Not sure I follow: having a cache that contains both Cars and Persons sound more
cluttering to me. I think it's cumbersome to write any kind of querying with an
heterogenous cache, e.g. Map/Reduce tasks that need to count all the green Cars would
need to be aware of Persons and ignore them. Not only it is harder to write, but
discourages code reuse and makes it hard to maintain (if you'll add Pets in the same
cache in future you need to update the M/R code as well). And of course there are also
different cache-based configuration options that are not immediately obvious (at design
time) but will be in the future (there are more Persons than Cars, they live longer/expiry
etc): mixing everything together in the same cache from the begging is a design decision
that might bite you in the future.
The way I see it - and very curious to see your opinion on this - following an database
analogy, the CacheManager corresponds to an Database and the Cache to a Table. Hence my
thought that queries spreading multiple caches are both useful and needed (same as query
spreading over multiple tables).
I know Sanne and you are keen to have one entity type per cache to be able to fine tune
the configuration.

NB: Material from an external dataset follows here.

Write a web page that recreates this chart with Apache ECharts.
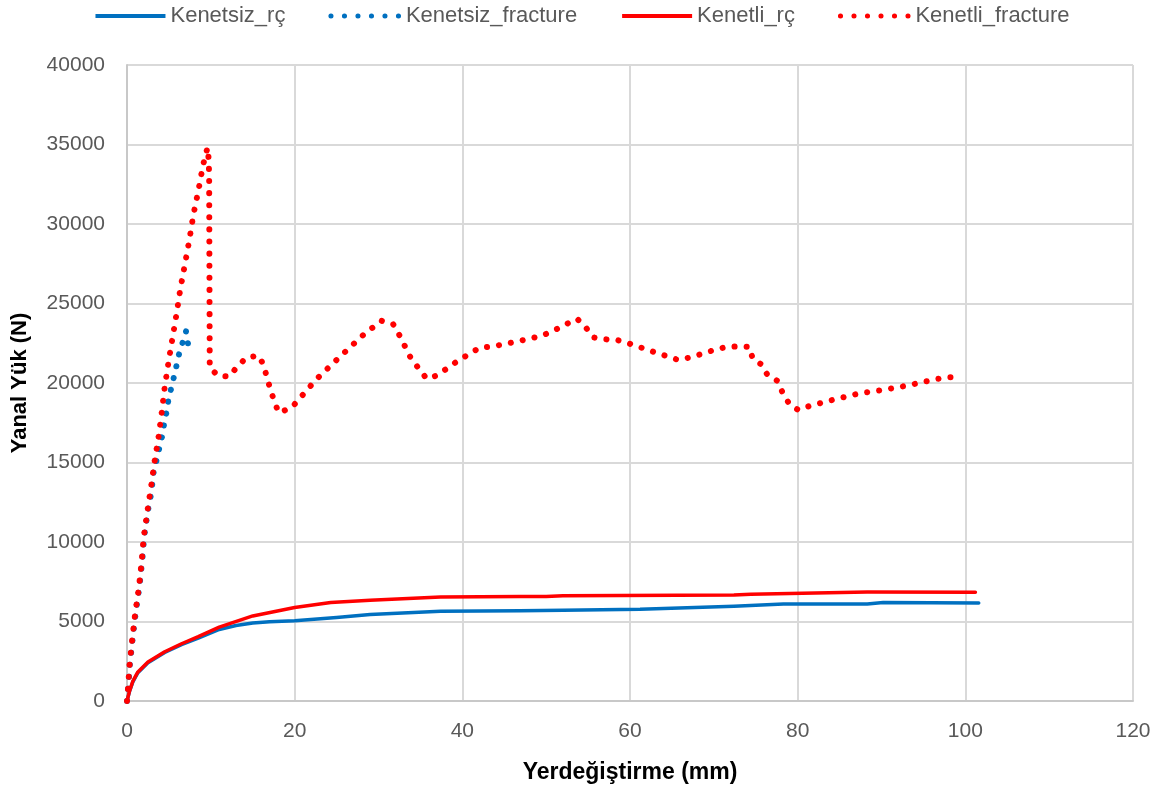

I am a little more skeptical but I don't have strong opinions on
the subject.
However, I don't think you can forbid the case where people want to store heterogenous
types in the same cache:
- it's easy to start with
- configuration is indeed simpler
- when you work in the same service with cats, dogs, owners, addresses and refuges,
juggling between these n Cache instances begins to be fugly I suspect - should write some
application code to confirm
- people will add to the grid types unknown at configuration time. They might want a
single bucket.
Btw with the distributed execution engine, it looks reasonably simple to migrate data from
one cache to another. I imagine you can also focus only on the keys whose node is primary
which should limit data transfers. Am I missing something?